Requirement: Repeat the whole listing exactly.

★ ★ ★ ★

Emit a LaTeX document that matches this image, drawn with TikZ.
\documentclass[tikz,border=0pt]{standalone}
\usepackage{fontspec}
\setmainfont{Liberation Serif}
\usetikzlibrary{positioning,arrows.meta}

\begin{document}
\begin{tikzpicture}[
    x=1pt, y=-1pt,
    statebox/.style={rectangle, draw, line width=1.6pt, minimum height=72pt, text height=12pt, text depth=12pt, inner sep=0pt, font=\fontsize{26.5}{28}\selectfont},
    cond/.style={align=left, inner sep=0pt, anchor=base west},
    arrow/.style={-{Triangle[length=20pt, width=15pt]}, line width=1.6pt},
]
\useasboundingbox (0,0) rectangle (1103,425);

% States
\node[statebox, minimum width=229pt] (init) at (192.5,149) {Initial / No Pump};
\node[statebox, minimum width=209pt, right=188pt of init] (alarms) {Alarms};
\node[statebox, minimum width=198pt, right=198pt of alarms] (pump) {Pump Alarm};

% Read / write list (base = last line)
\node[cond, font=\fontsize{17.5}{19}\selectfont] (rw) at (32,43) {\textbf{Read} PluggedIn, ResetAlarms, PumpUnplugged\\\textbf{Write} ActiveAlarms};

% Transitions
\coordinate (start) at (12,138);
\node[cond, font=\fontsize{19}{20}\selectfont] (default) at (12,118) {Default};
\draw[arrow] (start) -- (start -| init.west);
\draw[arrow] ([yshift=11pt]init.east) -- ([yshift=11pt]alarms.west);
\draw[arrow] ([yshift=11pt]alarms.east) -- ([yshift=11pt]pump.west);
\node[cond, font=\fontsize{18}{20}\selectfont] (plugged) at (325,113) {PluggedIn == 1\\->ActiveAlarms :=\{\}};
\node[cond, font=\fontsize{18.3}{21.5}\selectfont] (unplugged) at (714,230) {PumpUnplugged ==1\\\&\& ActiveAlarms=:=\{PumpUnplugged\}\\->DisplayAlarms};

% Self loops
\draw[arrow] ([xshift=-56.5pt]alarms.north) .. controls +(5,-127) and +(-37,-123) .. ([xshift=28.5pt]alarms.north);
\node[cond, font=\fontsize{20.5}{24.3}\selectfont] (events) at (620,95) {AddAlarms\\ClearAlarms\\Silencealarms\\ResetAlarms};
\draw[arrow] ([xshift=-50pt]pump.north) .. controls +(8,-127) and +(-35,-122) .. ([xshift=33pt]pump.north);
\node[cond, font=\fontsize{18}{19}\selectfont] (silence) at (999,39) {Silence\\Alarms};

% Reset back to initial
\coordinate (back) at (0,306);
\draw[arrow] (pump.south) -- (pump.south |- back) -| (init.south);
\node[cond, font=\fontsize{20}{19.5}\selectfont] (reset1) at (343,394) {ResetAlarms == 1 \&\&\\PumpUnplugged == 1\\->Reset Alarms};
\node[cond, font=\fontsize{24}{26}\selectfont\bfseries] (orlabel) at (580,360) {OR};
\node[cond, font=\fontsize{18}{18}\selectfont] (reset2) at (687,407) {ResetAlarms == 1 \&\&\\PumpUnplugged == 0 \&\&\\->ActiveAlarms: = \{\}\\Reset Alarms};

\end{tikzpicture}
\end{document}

★ ★ ★ ★

Correct output:
Emit a LaTeX document that matches this image, drawn with TikZ.
\documentclass[tikz,border=0pt]{standalone}
\usepackage{fontspec}
\setmainfont{Liberation Serif}
\usetikzlibrary{positioning,arrows.meta}

\begin{document}
\begin{tikzpicture}[
    x=1pt, y=-1pt,
    statebox/.style={rectangle, draw, line width=1.6pt, minimum height=72pt, text height=12pt, text depth=12pt, inner sep=0pt, font=\fontsize{26.5}{28}\selectfont},
    cond/.style={align=left, inner sep=0pt, anchor=base west},
    arrow/.style={-{Triangle[length=20pt, width=15pt]}, line width=1.6pt},
]
\useasboundingbox (0,0) rectangle (1103,425);

% States
\node[statebox, minimum width=229pt] (init) at (192.5,149) {Initial / No Pump};
\node[statebox, minimum width=209pt, right=188pt of init] (alarms) {Alarms};
\node[statebox, minimum width=198pt, right=198pt of alarms] (pump) {Pump Alarm};

% Read / write list (base = last line)
\node[cond, font=\fontsize{17.5}{19}\selectfont] (rw) at (32,43) {\textbf{Read} PluggedIn, ResetAlarms, PumpUnplugged\\\textbf{Write} ActiveAlarms};

% Transitions
\coordinate (start) at (12,138);
\node[cond, font=\fontsize{19}{20}\selectfont] (default) at (12,118) {Default};
\draw[arrow] (start) -- (start -| init.west);
\draw[arrow] ([yshift=11pt]init.east) -- ([yshift=11pt]alarms.west);
\draw[arrow] ([yshift=11pt]alarms.east) -- ([yshift=11pt]pump.west);
\node[cond, font=\fontsize{18}{20}\selectfont] (plugged) at (325,113) {PluggedIn == 1\\->ActiveAlarms :=\{\}};
\node[cond, font=\fontsize{18.3}{21.5}\selectfont] (unplugged) at (714,230) {PumpUnplugged ==1\\\&\& ActiveAlarms=:=\{PumpUnplugged\}\\->DisplayAlarms};

% Self loops
\draw[arrow] ([xshift=-56.5pt]alarms.north) .. controls +(5,-127) and +(-37,-123) .. ([xshift=28.5pt]alarms.north);
\node[cond, font=\fontsize{20.5}{24.3}\selectfont] (events) at (620,95) {AddAlarms\\ClearAlarms\\Silencealarms\\ResetAlarms};
\draw[arrow] ([xshift=-50pt]pump.north) .. controls +(8,-127) and +(-35,-122) .. ([xshift=33pt]pump.north);
\node[cond, font=\fontsize{18}{19}\selectfont] (silence) at (999,39) {Silence\\Alarms};

% Reset back to initial
\coordinate (back) at (0,306);
\draw[arrow] (pump.south) -- (pump.south |- back) -| (init.south);
\node[cond, font=\fontsize{20}{19.5}\selectfont] (reset1) at (343,394) {ResetAlarms == 1 \&\&\\PumpUnplugged == 1\\->Reset Alarms};
\node[cond, font=\fontsize{24}{26}\selectfont\bfseries] (orlabel) at (580,360) {OR};
\node[cond, font=\fontsize{18}{18}\selectfont] (reset2) at (687,407) {ResetAlarms == 1 \&\&\\PumpUnplugged == 0 \&\&\\->ActiveAlarms: = \{\}\\Reset Alarms};

\end{tikzpicture}
\end{document}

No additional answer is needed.